While a woman candidate would be more likely to accept that offer, Rahman said, a male candidate might push back and say his book is actually worth $1.2 million. If the firm agreed, he would make $400,000 instead of $333,000.
"Then the man says his career is on an upper trajectory and it's going to keep growing, so he needs $415,000 to make the move," Rahman added. Consequently, the male candidate has secured a 25% higher salary for the same book of business than the female lawyer who accepted the $333,000 initial offer without negotiating.
Firms do assess a lateral partner's actual book value after a year or two and adjust compensation accordingly.
But firms base salary increases on a partner's current pay. So, even if the female partner generates more revenue than anticipated from clients, she will not make up the difference from her lower initial salary.
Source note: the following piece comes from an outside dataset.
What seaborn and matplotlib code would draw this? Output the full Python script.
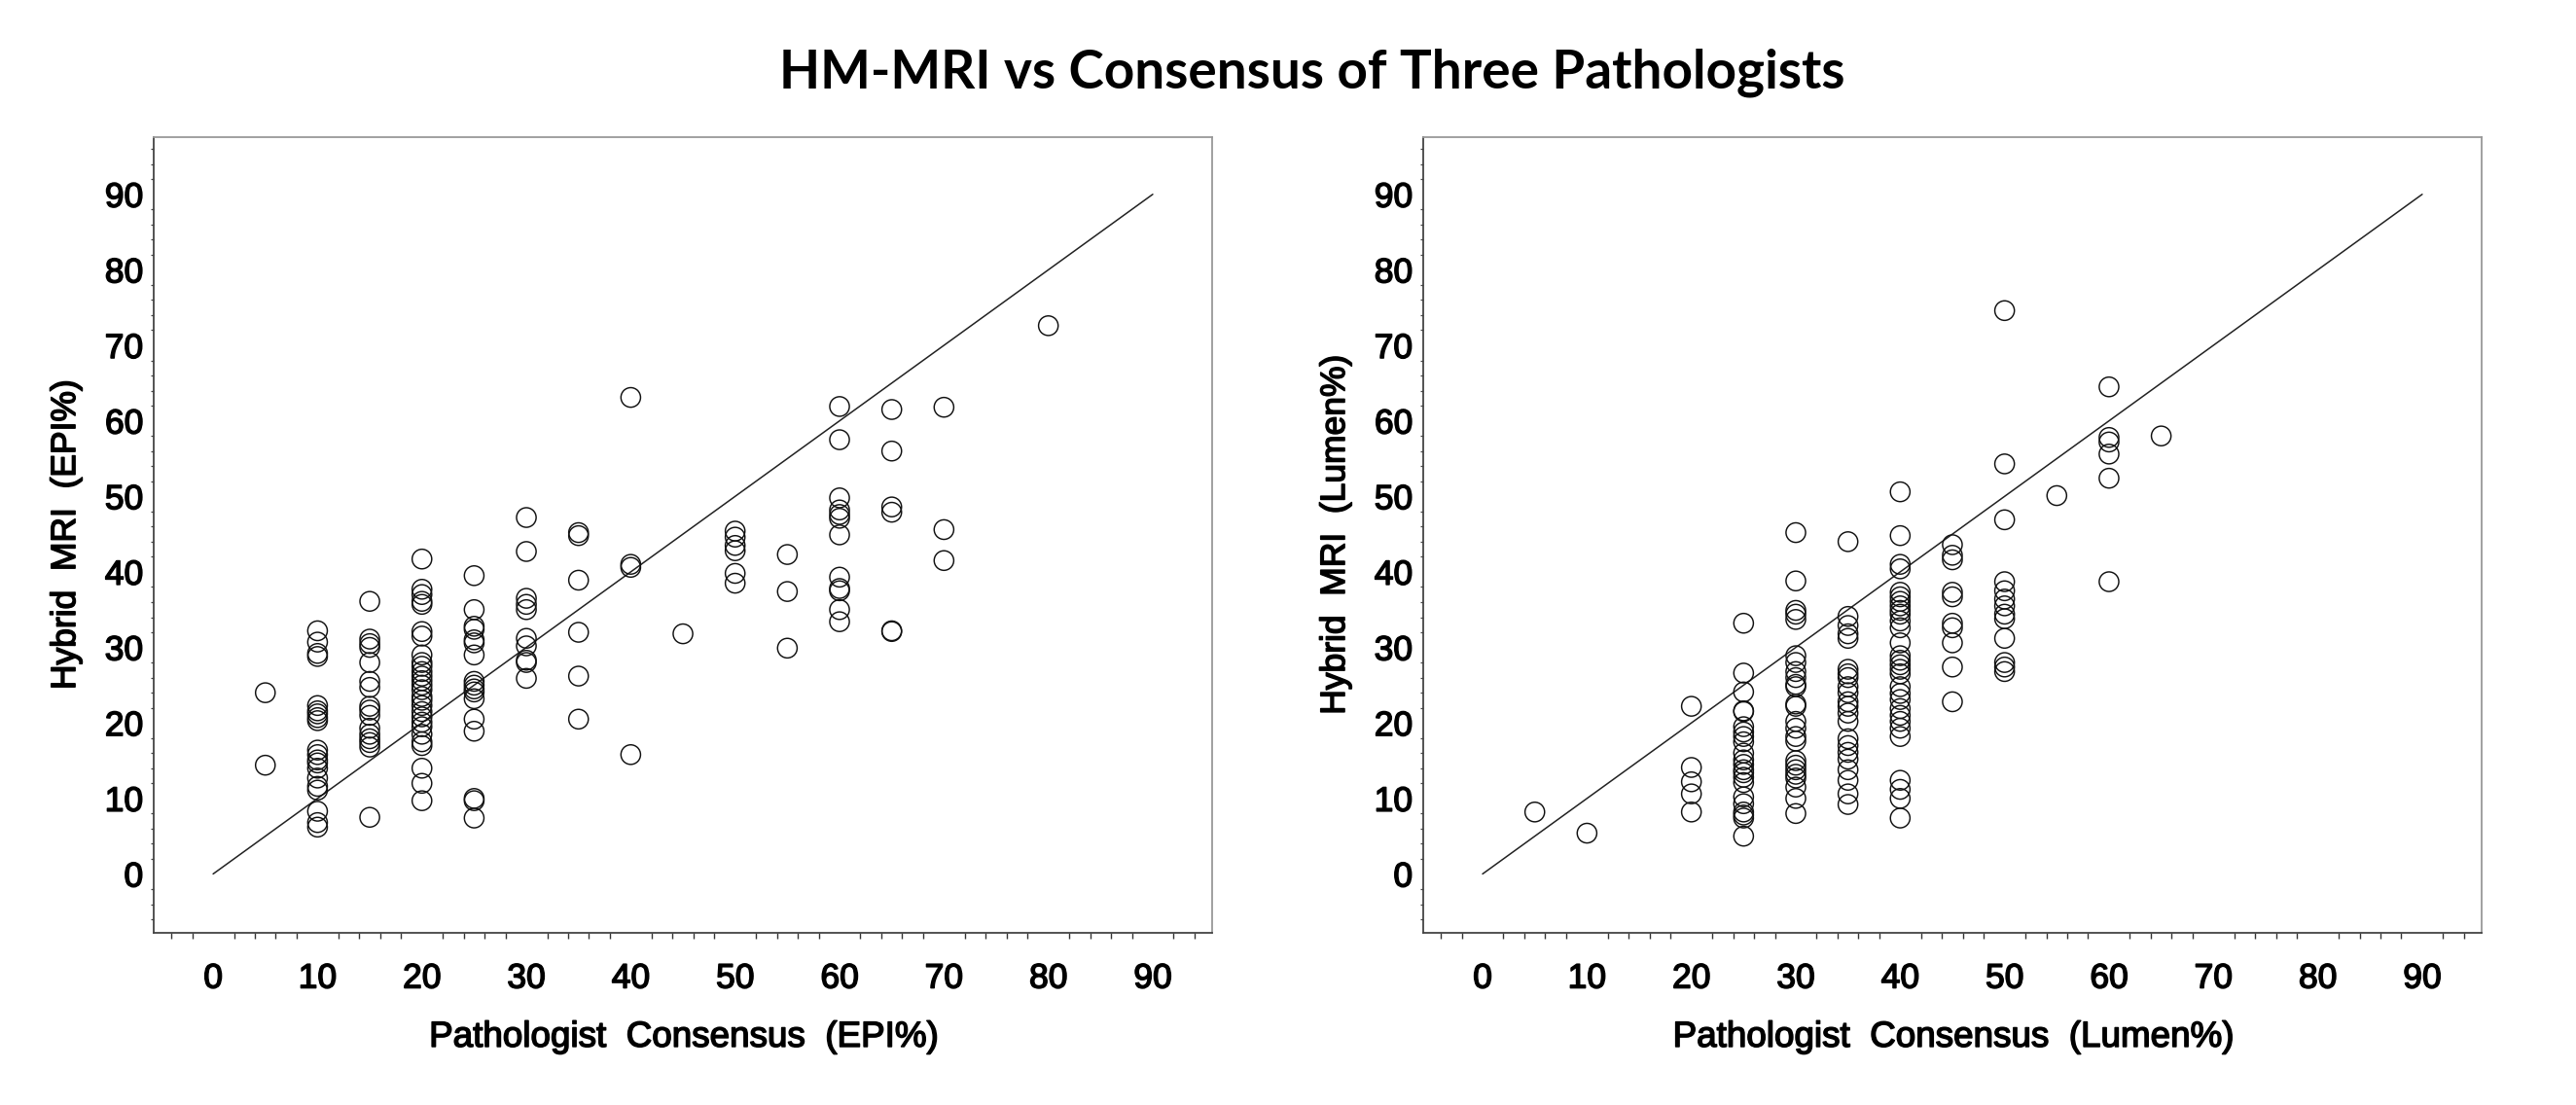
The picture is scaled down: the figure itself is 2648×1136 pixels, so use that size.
import numpy as np
import pandas as pd
import matplotlib
matplotlib.use('Agg')
import matplotlib.pyplot as plt
import matplotlib.patheffects as pe
from matplotlib.ticker import MultipleLocator
import seaborn as sns

# Left panel: pathologist consensus EPI% (x) vs hybrid MRI EPI% (y)
epi_path = ([5] * 2 + [10] * 20 + [15] * 16 + [20] * 28 + [25] * 17 + [30] * 10 + [35] * 6
            + [40] * 4 + [45] * 1 + [50] * 6 + [55] * 3 + [60] * 12 + [65] * 6 + [70] * 3 + [80] * 1)
epi_mri = [
    24.0, 14.4,
    32.2, 30.7, 29.2, 28.8, 22.3, 21.6, 21.2, 20.7, 20.3, 16.4, 15.8, 15.1, 14.7, 14.0, 12.7, 11.6, 11.1, 8.3, 6.8, 6.2,
    36.1, 31.1, 30.5, 30.0, 28.0, 25.5, 24.7, 22.2, 21.7, 21.0, 19.3, 18.5, 17.9, 17.4, 16.8, 7.5,
    41.7, 37.7, 37.0, 36.1, 35.7, 32.1, 31.5, 29.0, 28.0, 27.5, 26.8, 26.2, 25.6, 25.0, 24.4, 23.5, 23.0, 22.3,
    21.5, 20.8, 20.1, 19.5, 18.5, 17.5, 17.0, 14.0, 12.0, 9.7,
    39.5, 35.0, 32.8, 32.4, 31.0, 30.6, 29.0, 25.5, 25.0, 24.5, 24.1, 23.2, 20.5, 18.9, 10.0, 9.7, 7.4,
    47.2, 42.7, 36.5, 35.7, 35.0, 31.2, 30.2, 28.3, 28.0, 25.9,
    45.2, 44.8, 38.9, 32.0, 26.2, 20.5,
    63.1, 41.0, 40.6, 15.8,
    31.8,
    45.4, 44.6, 43.5, 42.8, 39.8, 38.5,
    42.3, 37.4, 29.9,
    61.9, 57.5, 49.8, 48.2, 47.6, 47.1, 44.9, 39.3, 37.8, 37.5, 35.0, 33.4,
    61.5, 56.0, 48.6, 47.9, 32.2, 32.1,
    61.8, 45.6, 41.5,
    72.6,
]

# Right panel: pathologist consensus Lumen% (x) vs hybrid MRI Lumen% (y)
lumen_path = ([5] * 1 + [10] * 1 + [20] * 5 + [25] * 22 + [30] * 25 + [35] * 22 + [40] * 30
              + [45] * 10 + [50] * 13 + [55] * 1 + [60] * 6 + [65] * 1)
lumen_mri = [
    8.2,
    5.4,
    22.2, 14.1, 12.2, 10.6, 8.2,
    33.2, 26.6, 24.1, 21.6, 21.5, 19.5, 18.8, 18.2, 17.5, 16.0, 15.1, 14.5, 13.8, 13.4, 12.8, 12.1, 10.2, 9.3,
    8.2, 7.8, 7.4, 5.0,
    45.2, 38.8, 34.9, 34.4, 33.7, 28.9, 28.0, 26.8, 26.0, 25.1, 24.8, 22.5, 22.2, 20.2, 19.3, 18.2, 17.6, 15.0,
    14.4, 13.8, 13.2, 12.7, 11.5, 10.0, 8.0,
    44.0, 34.1, 32.9, 31.8, 31.2, 27.1, 26.5, 26.0, 24.8, 24.0, 22.8, 22.2, 21.3, 20.2, 17.9, 17.0, 16.1, 15.2,
    13.8, 12.4, 10.6, 9.2,
    50.6, 44.8, 41.0, 40.4, 37.3, 36.7, 36.1, 35.5, 34.9, 34.4, 33.5, 32.6, 30.6, 28.9, 28.3, 27.7, 27.1, 26.5,
    24.8, 23.9, 23.1, 21.9, 21.0, 20.2, 19.3, 18.2, 12.4, 11.2, 10.0, 7.4,
    43.6, 42.2, 41.6, 37.3, 36.7, 33.2, 32.6, 30.6, 27.4, 22.8,
    74.6, 54.3, 46.9, 38.7, 37.5, 36.4, 35.5, 34.4, 33.8, 31.2, 28.0, 27.4, 26.8,
    50.1,
    64.5, 57.8, 57.2, 55.6, 52.4, 38.7,
    58.0,
]

ticks = [0, 10, 20, 30, 40, 50, 60, 70, 80, 90]

sns.set_style('white')
plt.rcParams['font.family'] = ['Liberation Sans', 'DejaVu Sans']
plt.rcParams['text.color'] = 'black'
plt.rcParams['axes.labelcolor'] = 'black'
plt.rcParams['xtick.labelcolor'] = 'black'
plt.rcParams['ytick.labelcolor'] = 'black'

fig = plt.figure(figsize=(26.48, 11.36), dpi=100)
ax1 = fig.add_axes([0.0598, 0.1558, 0.4108, 0.7203])
ax2 = fig.add_axes([0.5526, 0.1558, 0.4108, 0.7203])

panels = [
    (ax1, epi_path, epi_mri, 'Pathologist  Consensus  (EPI%)', 'Hybrid  MRI  (EPI%)'),
    (ax2, lumen_path, lumen_mri, 'Pathologist  Consensus  (Lumen%)', 'Hybrid  MRI  (Lumen%)'),
]

# slightly heavier than regular weight, like the original rendering
heavy = [pe.withStroke(linewidth=1.1, foreground='black')]

for ax, xs, ys, xlab, ylab in panels:
    df = pd.DataFrame({'x': xs, 'y': ys})
    ax.plot([0, 90], [0, 90], color='#222222', lw=1.1, zorder=1)
    sns.scatterplot(data=df, x='x', y='y', ax=ax, marker='o', s=210,
                    facecolors='none', edgecolor='#111111', linewidth=1.05, zorder=2)
    ax.set_xlim(-5.66, 95.7)
    ax.set_ylim(-7.8, 97.6)
    ax.set_xticks(ticks)
    ax.set_yticks(ticks)
    ax.xaxis.set_minor_locator(MultipleLocator(2))
    ax.yaxis.set_minor_locator(MultipleLocator(2))
    ax.tick_params(axis='x', which='major', direction='out', length=8, width=1.3,
                   color='#777777', labelsize=25.5, pad=14)
    ax.tick_params(axis='x', which='minor', direction='out', length=4.3, width=1.0,
                   color='#333333', bottom=True)
    ax.tick_params(axis='y', which='major', direction='out', length=4.1, width=1.0,
                   color='#444444', labelsize=25.5, pad=4)
    ax.tick_params(axis='y', which='minor', direction='out', length=2.4, width=0.9,
                   color='#444444', left=True)
    for lab in ax.get_xticklabels() + ax.get_yticklabels():
        lab.set_path_effects(heavy)
    ax.set_xlabel(xlab, fontsize=26.5, labelpad=19, path_effects=heavy)
    ax.set_ylabel(ylab, fontsize=25.5, labelpad=17, path_effects=heavy)
    for side in ['left', 'bottom']:
        ax.spines[side].set_color('#444444')
        ax.spines[side].set_linewidth(1.3)
    for side in ['top', 'right']:
        ax.spines[side].set_color('#999999')
        ax.spines[side].set_linewidth(1.3)

fig.text(0.5095, 0.934, 'HM-MRI vs Consensus of Three Pathologists', ha='center', va='center',
         fontsize=39.5, fontweight='bold', color='black', family=['Lato', 'DejaVu Sans'])

fig.savefig('out.png', dpi=100, facecolor='white')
"They are not going to give her a 25% increase in one year," Rahman said. Instead, a firm might offer the partner a higher bonus that year.
Women partners do negotiate for flexible hours, several recruiters said, so, for instance, they can leave early to pick up children.
Pynchon's advice: Don't do it. Negotiating for a flexible schedule is a "career-killer," she said. "It devalues how the partner is perceived in the law firm—and they make less money."
"Just go pick your kids up at 4 p.m.," she said.